Today, out of that humble beginning, there is no one type of person who reaches out for trend trading insight. Readers and clients include men and women, young and old, from college students to billion-dollar hedge funds. My sites have become a central clearing for all that is systematic trend following trading.
One of the most interesting aspects of spreading this gospel is conversion. People who once viewed trading one way, but who were influenced to change via my work. An example? A new client signed on recently. He has a very popular national radio show and has been working with private clients for decades. His specialty? Putting his clients’ money to work using fundamental analysis. How much trend trading experience did he have prior to my books? None that I am aware. My research firm helped him to move in the right direction, but that was not what especially struck me in this case.
He was very open in telling me why he became a client. There was one basic reason: After the market bottomed in Spring 2009, he saw no fundamental reason for equity markets to trend up, but they did.

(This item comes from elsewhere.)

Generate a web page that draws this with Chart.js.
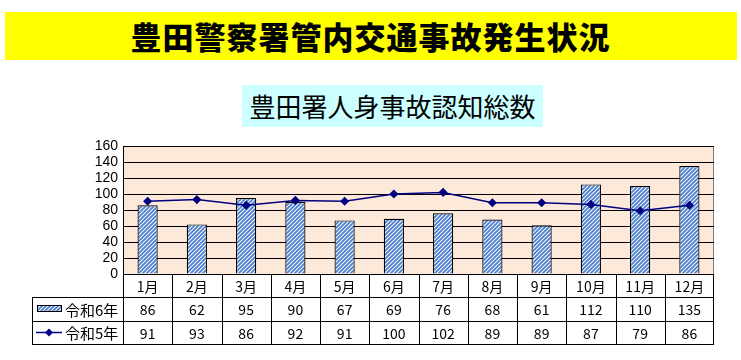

He decided at that moment, and in the context of seeing my books, that he needed new tools to deal with that clear discrepancy as soon as possible.
Our conversation and exchanges were inspiring. After decades of providing a service to his clients, he knew something was wrong. He understood that he had to make an adjustment in his business. Not many people do that. Many are like the arrogant professors at the University of Chicago believing markets are efficient, people are rational, and it’s my way or the highway. Don’t be like the professors. Be a sponge. Be open to the new.